Is this love? Is a God-centered crucifixion loving toward me, or only toward God? The question betrays a worldly mindset. Do you know why? It assumes that, for us to be loved, God must make us the center. Check yourself here. Right here, the message is coming down. It’s coming down to a test in your heart. When you look at the cross, do you love the cross because it makes much of you, or because it enables you, an ungodly person, to enjoy making much of God?
“Do you love the cross because it makes much of you, or because it enables you to enjoy making much of God?”
I wish I could make this land on you, because if you were to agree that the point of the cross is not to make much of you, but to enable you, in spite of hell-deserving sin, to enjoy an eternity of making much of God — if you agree with that — you will be so out of step with this culture that you will scarcely be able to watch television without weeping. You will scarcely be able to sit in secular university classrooms without breaking inside at the almost universal assumption that makes nonsense out of the cross.
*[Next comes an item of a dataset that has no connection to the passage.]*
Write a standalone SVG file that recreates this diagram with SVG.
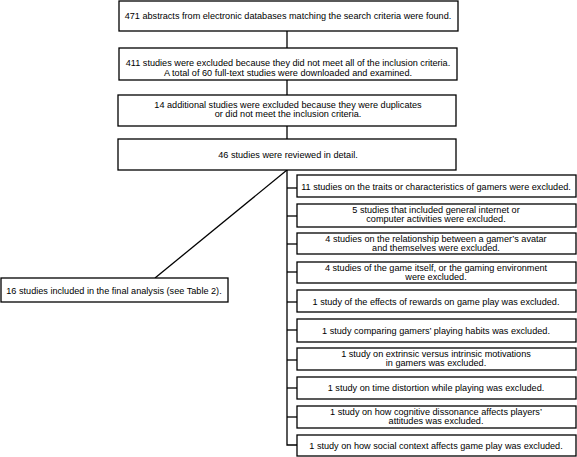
<svg xmlns="http://www.w3.org/2000/svg" width="577" height="457" viewBox="0 0 577 457">
<style>
.box{fill:#fff;stroke:#000;stroke-width:1.3}
.t{font-family:"Liberation Sans",Arial,sans-serif;font-size:9.15px;fill:#000;text-anchor:middle}
.c{fill:none;stroke:#000;stroke-width:1.3}
</style>
<rect width="577" height="457" fill="#fff"/>
<g id="connectors">
<line class="c" x1="287" y1="31" x2="287" y2="48"/>
<line class="c" x1="287" y1="80" x2="287" y2="95"/>
<line class="c" x1="287" y1="126" x2="287" y2="139"/>
<line class="c" x1="287" y1="170" x2="155" y2="278"/>
<polyline class="c" points="287,170 287,445 297,445"/>
<line class="c" x1="287" y1="188" x2="297" y2="188"/>
<line class="c" x1="287" y1="216" x2="297" y2="216"/>
<line class="c" x1="287" y1="244" x2="297" y2="244"/>
<line class="c" x1="287" y1="272" x2="297" y2="272"/>
<line class="c" x1="287" y1="302" x2="297" y2="302"/>
<line class="c" x1="287" y1="330" x2="297" y2="330"/>
<line class="c" x1="287" y1="360" x2="297" y2="360"/>
<line class="c" x1="287" y1="388" x2="297" y2="388"/>
<line class="c" x1="287" y1="417" x2="297" y2="417"/>
</g>
<g id="n1"><rect class="box" x="119" y="1" width="339" height="30"/><text class="t" x="288" y="19">471 abstracts from electronic databases matching the search criteria were found.</text></g>
<g id="n2"><rect class="box" x="119" y="48" width="338" height="32"/><text class="t" x="288" y="66">411 studies were excluded because they did not meet all of the inclusion criteria.</text><text class="t" x="288" y="75.5">A total of 60 full-text studies were downloaded and examined.</text></g>
<g id="n3"><rect class="box" x="118" y="95" width="338" height="31"/><text class="t" x="288" y="107.5">14 additional studies were excluded because they were duplicates</text><text class="t" x="288" y="117">or did not meet the inclusion criteria.</text></g>
<g id="n4"><rect class="box" x="118" y="139" width="338" height="31"/><text class="t" x="288" y="157.5">46 studies were reviewed in detail.</text></g>
<g id="n5"><rect class="box" x="1" y="278" width="227" height="24"/><text class="t" x="114" y="294">16 studies included in the final analysis (see Table 2).</text></g>
<g id="e1"><rect class="box" x="297" y="175" width="279" height="22"/><text class="t" x="436" y="189.5">11 studies on the traits or characteristics of gamers were excluded.</text></g>
<g id="e2"><rect class="box" x="297" y="204" width="279" height="23"/><text class="t" x="436" y="212.5">5 studies that included general internet or</text><text class="t" x="436" y="221.5">computer activities were excluded.</text></g>
<g id="e3"><rect class="box" x="297" y="233" width="279" height="21"/><text class="t" x="436" y="241.5">4 studies on the relationship between a gamer’s avatar</text><text class="t" x="436" y="250.5">and themselves were excluded.</text></g>
<g id="e4"><rect class="box" x="297" y="262" width="279" height="21"/><text class="t" x="436" y="270.5">4 studies of the game itself, or the gaming environment</text><text class="t" x="436" y="279.5">were excluded.</text></g>
<g id="e5"><rect class="box" x="297" y="290" width="279" height="22"/><text class="t" x="436" y="304.5">1  study of the effects of rewards on game play was excluded.</text></g>
<g id="e6"><rect class="box" x="297" y="319" width="279" height="23"/><text class="t" x="436" y="333.5">1 study comparing gamers’ playing habits was excluded.</text></g>
<g id="e7"><rect class="box" x="297" y="348" width="279" height="22"/><text class="t" x="436" y="356.5">1  study on extrinsic versus intrinsic motivations</text><text class="t" x="436" y="365.5">in gamers was excluded.</text></g>
<g id="e8"><rect class="box" x="297" y="377" width="279" height="22"/><text class="t" x="436" y="391">1  study on time distortion while playing was excluded.</text></g>
<g id="e9"><rect class="box" x="297" y="406" width="279" height="22"/><text class="t" x="436" y="414.5">1  study on how cognitive dissonance affects players’</text><text class="t" x="436" y="423.5">attitudes was excluded.</text></g>
<g id="e10"><rect class="box" x="297" y="435" width="279" height="21"/><text class="t" x="436" y="449">1  study on how social context affects game play was excluded.</text></g>
</svg>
So, test yourself here. I plead with you because evangelical Christianity is profoundly contaminated with this mindset. Book after book, message after message, makes the cross an echo of my excellence, and thus makes it unintelligible for what it really is.
Enjoy Greatness
I believe that the love of God comes to its apex in the cross of Jesus for me and you because I define the love of God for me as that act by which, in spite of all my sin, he takes me and makes me able to enjoy infinitely his making much of God. That is what love is, which is why many of you need to be drenched with the love of God right now in a way vastly different than you thought when you were singing those songs. Because you’ve been taught all your life long that self-esteem is the bottom line of all virtue and all health and the essence of being loved. And it is not. It is God-esteem.
Why do you go to the Grand Canyon? Why do you go to the Alps? Do you really go to the glories of creation to see how great you are? Tell me about it, as you stand on the edge of the Grand Canyon. You go there because you were made to see, behold, and enjoy greatness. And the Grand Canyon is nothing compared to God. You were made for God, and you will find yourself loved when you awaken to the truth that to be loved infinitely is to be forgiven, cleansed, and enabled to see and to feel the wonder that God makes much of God.